С утратой Макарова и гибелью броненосца эскадра, запертая в Порт-Артуре, резко сдала в активности. Эпопея борьбы за гавань еще только начиналась, и трагедия «Петропавловска» была худым предзнаменованием.
…ПУСТЬ ГИБНЕТ СМЕРТЬЮ МУЖА
Военный моряк принял смерть, приличную мужчине и адмиралу. Можно долго спорить о том, как повернулся бы ход войны, если бы Макаров принял тогда иное решение или если бы его хотя бы сумели достать живым из воды. Однако едва ли память Макарова нуждается в спекуляциях: покойный адмирал и без того успел сделать на удивление много. Он не был, может быть, идеальным флотоводцем, и так уж сложилось, что славу себе Макаров стяжал в основном не на боевом посту. Однако его заслуги перед Россией и даже миром на удивление громадны для адмирала, столь мало участвовавшего в морских баталиях. Достаточно сказать, что одно из любимых детищ Макарова, ледокол «Ермак», пережил создателя на многие десятилетия и позже его можно было видеть и спасающим затертых во льдах «купцов», и выручающим флот из Ревеля, к которому подходили немцы во время Великой войны, и эвакуирующим солдат с мыса Ханко в 1941-м, и работающим на Севморпути после войны. Труды Макарова заложили один из крупных камней в фундамент мировой океанографии. До сих пор военные флоты всего мира используют торпеды, которые впервые успешно опробовал экипаж «Константина».
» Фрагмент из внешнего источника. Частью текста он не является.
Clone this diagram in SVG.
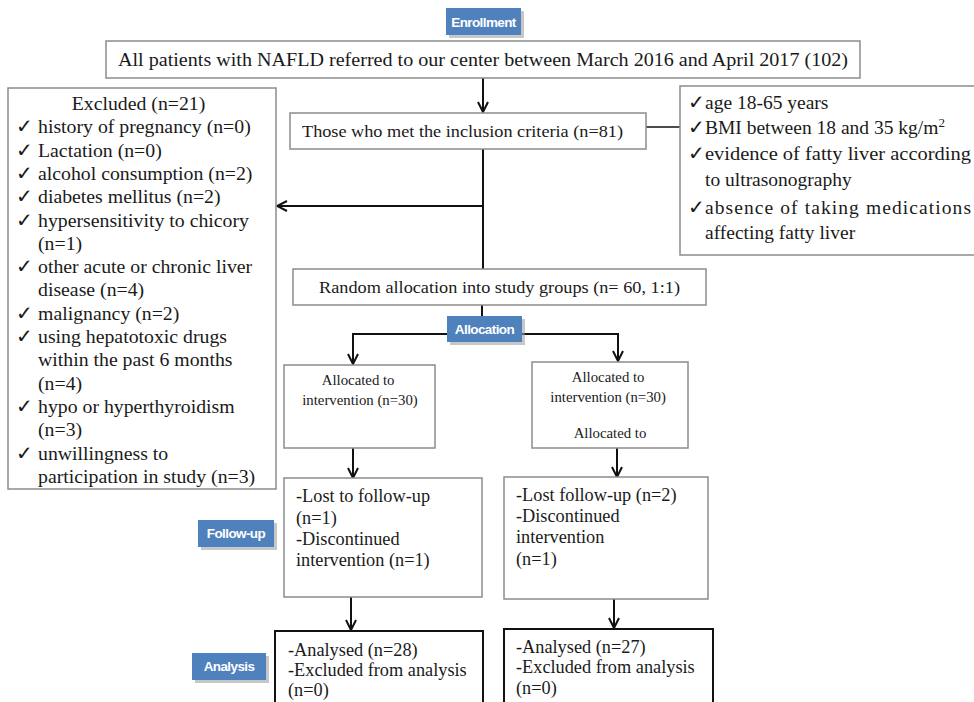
<svg xmlns="http://www.w3.org/2000/svg" width="974" height="702" viewBox="0 0 974 702">
<defs>
<style>
.box{fill:#fff;stroke:#8c8c8c;stroke-width:1.5}
.boxk{fill:#fff;stroke:#111;stroke-width:2}
.t{font-family:"Liberation Serif","DejaVu Serif",serif;fill:#1a1a1a}
.lab{fill:#4f81bd}
.sh{fill:#999;opacity:0.55}
.lt{font-family:"Liberation Sans",Arial,sans-serif;font-weight:bold;fill:#fff;font-size:13.5px;letter-spacing:-0.6px}
.ln{stroke:#111;stroke-width:2;fill:none}
</style>
<marker id="ah" viewBox="0 0 12 12" refX="11" refY="6" markerWidth="12" markerHeight="12" markerUnits="userSpaceOnUse" orient="auto">
<path d="M1,1 L11,6 L1,11" fill="none" stroke="#111" stroke-width="2"/>
</marker>
</defs>
<rect width="974" height="702" fill="#fff"/>

<g id="connectors">
<line class="ln" x1="483" y1="78" x2="483" y2="112" marker-end="url(#ah)"/>
<line class="ln" x1="483" y1="149" x2="483" y2="269"/>
<line class="ln" x1="483" y1="206" x2="277" y2="206" marker-end="url(#ah)"/>
<line x1="646" y1="127" x2="680" y2="127" stroke="#111" stroke-width="1.5"/>
<line class="ln" x1="482" y1="305" x2="482" y2="334"/>
<polyline class="ln" points="353,363 353,334 618,334 618,361"/>
<line class="ln" x1="353" y1="350" x2="353" y2="364" marker-end="url(#ah)"/>
<line class="ln" x1="618" y1="348" x2="618" y2="361" marker-end="url(#ah)"/>
<line class="ln" x1="353" y1="448" x2="353" y2="478" marker-end="url(#ah)"/>
<line class="ln" x1="617" y1="448" x2="617" y2="477" marker-end="url(#ah)"/>
<line class="ln" x1="351" y1="597" x2="351" y2="630" marker-end="url(#ah)"/>
<line class="ln" x1="614" y1="599" x2="614" y2="628" marker-end="url(#ah)"/>
</g>

<g id="enrollment-label">
<rect class="sh" x="449" y="11" width="75" height="27" rx="1"/>
<rect class="lab" x="446" y="8" width="75" height="27"/>
<text class="lt" x="483.5" y="26.5" text-anchor="middle">Enrollment</text>
</g>

<g id="all-patients">
<rect class="box" x="106" y="41" width="754" height="37"/>
<text class="t" x="483" y="66" font-size="19" text-anchor="middle" textLength="730" lengthAdjust="spacingAndGlyphs">All patients with NAFLD referred to our center between March 2016 and April 2017 (102)</text>
</g>

<g id="inclusion">
<rect class="box" x="290" y="113" width="356" height="36"/>
<text class="t" x="302" y="137" font-size="17" textLength="321" lengthAdjust="spacingAndGlyphs">Those who met the inclusion criteria (n=81)</text>
</g>

<g id="criteria">
<rect class="box" x="680" y="86" width="300" height="169"/>
<text class="t" font-size="19.5">
<tspan x="688" y="109">✓</tspan><tspan x="705" y="109">age 18-65 years</tspan>
<tspan x="688" y="134">✓</tspan><tspan x="705" y="134">BMI between 18 and 35 kg/m</tspan><tspan dy="-7" font-size="13">2</tspan>
<tspan x="688" y="160">✓</tspan><tspan x="705" y="160" textLength="266" lengthAdjust="spacingAndGlyphs">evidence of fatty liver according</tspan>
<tspan x="705" y="186">to ultrasonography</tspan>
<tspan x="688" y="214">✓</tspan><tspan x="705" y="214" textLength="266" lengthAdjust="spacing">absence of taking medications</tspan>
<tspan x="705" y="239">affecting fatty liver</tspan>
</text>
</g>

<g id="excluded">
<rect class="box" x="8" y="88" width="268" height="401"/>
<text class="t" font-size="19.8">
<tspan x="141" y="110" text-anchor="middle">Excluded (n=21)</tspan>
<tspan x="16" y="133.3">✓</tspan><tspan x="38" y="133.3">history of pregnancy (n=0)</tspan>
<tspan x="16" y="156.6">✓</tspan><tspan x="38" y="156.6">Lactation (n=0)</tspan>
<tspan x="16" y="179.9">✓</tspan><tspan x="38" y="179.9">alcohol consumption (n=2)</tspan>
<tspan x="16" y="203.2">✓</tspan><tspan x="38" y="203.2">diabetes mellitus (n=2)</tspan>
<tspan x="16" y="226.5">✓</tspan><tspan x="38" y="226.5">hypersensitivity to chicory</tspan>
<tspan x="38" y="249.8">(n=1)</tspan>
<tspan x="16" y="273.1">✓</tspan><tspan x="38" y="273.1">other acute or chronic liver</tspan>
<tspan x="38" y="296.4">disease (n=4)</tspan>
<tspan x="16" y="319.7">✓</tspan><tspan x="38" y="319.7">malignancy (n=2)</tspan>
<tspan x="16" y="343">✓</tspan><tspan x="38" y="343">using hepatotoxic drugs</tspan>
<tspan x="38" y="366.3">within the past 6 months</tspan>
<tspan x="38" y="389.6">(n=4)</tspan>
<tspan x="16" y="412.9">✓</tspan><tspan x="38" y="412.9">hypo or hyperthyroidism</tspan>
<tspan x="38" y="436.2">(n=3)</tspan>
<tspan x="16" y="459.5">✓</tspan><tspan x="38" y="459.5">unwillingness to</tspan>
<tspan x="38" y="482.8">participation in study (n=3)</tspan>
</text>
</g>

<g id="random">
<rect class="box" x="293" y="269" width="413" height="36"/>
<text class="t" x="499.5" y="293" font-size="17" text-anchor="middle" textLength="361" lengthAdjust="spacingAndGlyphs">Random allocation into study groups (n= 60, 1:1)</text>
</g>

<g id="allocation-label">
<rect class="sh" x="450" y="319" width="75" height="26"/>
<rect class="lab" x="447" y="316" width="75" height="26"/>
<text class="lt" x="484.5" y="334" text-anchor="middle">Allocation</text>
</g>

<g id="alloc-left">
<rect class="box" x="284" y="365" width="151" height="83"/>
<text class="t" font-size="14.8" text-anchor="middle">
<tspan x="360" y="385">Allocated to</tspan>
<tspan x="360" y="405">intervention (n=30)</tspan>
</text>
</g>

<g id="alloc-right">
<rect class="box" x="532" y="362" width="156" height="86"/>
<text class="t" font-size="14.8" text-anchor="middle">
<tspan x="610" y="382">Allocated to</tspan>
<tspan x="610" y="402">intervention (n=30)</tspan>
<tspan x="610" y="438">Allocated to</tspan>
</text>
</g>

<g id="followup-label">
<rect class="sh" x="201" y="523" width="76" height="27"/>
<rect class="lab" x="198" y="520" width="76" height="27"/>
<text class="lt" x="236" y="538" text-anchor="middle">Follow-up</text>
</g>

<g id="followup-left">
<rect class="box" x="284" y="478" width="198" height="119"/>
<text class="t" font-size="18.3">
<tspan x="296" y="502">-Lost to follow-up</tspan>
<tspan x="296" y="524">(n=1)</tspan>
<tspan x="296" y="545">-Discontinued</tspan>
<tspan x="296" y="566">intervention (n=1)</tspan>
</text>
</g>

<g id="followup-right">
<rect class="box" x="504" y="477" width="204" height="122"/>
<text class="t" font-size="18.3">
<tspan x="516" y="501">-Lost follow-up (n=2)</tspan>
<tspan x="516" y="522">-Discontinued</tspan>
<tspan x="516" y="543">intervention</tspan>
<tspan x="516" y="565">(n=1)</tspan>
</text>
</g>

<g id="analysis-label">
<rect class="sh" x="195" y="656" width="74" height="27"/>
<rect class="lab" x="192" y="653" width="74" height="27"/>
<text class="lt" x="229" y="671" text-anchor="middle">Analysis</text>
</g>

<g id="analysis-left">
<rect class="boxk" x="275" y="631" width="208" height="80"/>
<text class="t" font-size="18.3">
<tspan x="288" y="656">-Analysed (n=28)</tspan>
<tspan x="288" y="676">-Excluded from analysis</tspan>
<tspan x="288" y="696">(n=0)</tspan>
</text>
</g>

<g id="analysis-right">
<rect class="boxk" x="504" y="629" width="209" height="82"/>
<text class="t" font-size="18.3">
<tspan x="516" y="653">-Analysed (n=27)</tspan>
<tspan x="516" y="673">-Excluded from analysis</tspan>
<tspan x="516" y="694">(n=0)</tspan>
</text>
</g>
</svg>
Разносторонний и энергичный, Макаров оказался более ученым и изобретателем, нежели командующим эскадрой, однако, не успев принять участия в крупных битвах, мирное время он использовал с потрясающей эффективностью, успев самостоятельно создать себе бурную и мощную биографию. При его складе характера сложно было вообразить смерть на постели, при нотариусе и враче. В конечном счете он сумел завоевать уважение и в России, и далеко за ее пределами, в том числе даже среди своих противников. Японцы, вообще вполне способные и похабно поиздеваться над побежденным противником, на удивление романтично изобразили смерть адмирала в живописи, а поэт Такубоку Исикава написал на его смерть настоящую хвалебную песнь, включавшую, например, такой оборот:
Враг доблестный! Ты встретил свой конец,
Бесстрашно на посту командном стоя,
С Макаровым сравнив, почтут героя
Спустя века. Бессмертен твой венец!
И я, поэт, в Японии рождённый,
В стране твоих врагов, на дальнем берегу,
Я, горестною вестью потрясённый,
Сдержать порыва скорби не могу.
Такая скорбь не была прихотью японской творческой интеллигенции. Командор Огасавара от имени Главного морского штаба заявил, что смерть эта является потерей для флотов всего мира. Сочувственные телеграммы присылали из Британии и Франции.
Невозможно отделаться от мысли, что история Макарова должна вызывать не столько скорбь по поводу его неожиданной гибели, сколько радость, что такой человек жил и действовал в нашей стране. Макаров не рождался под счастливой звездой, он вообще родился не под звездой, а под крышей, достаточно ветхой к тому же, и всеми своими успехами и громкой славой обязан сам себе. Ему не подыгрывала фортуна, карьеру и репутацию Степан Осипович сковал сам от начала и до конца. Благоволение грандов своего времени — от Попова до Витте — он не выиграл в лотерею и не добыл лестью, а заслужил высочайшим профессионализмом и фанатичной преданностью делу. Макаров прожил куда как достойную жизнь.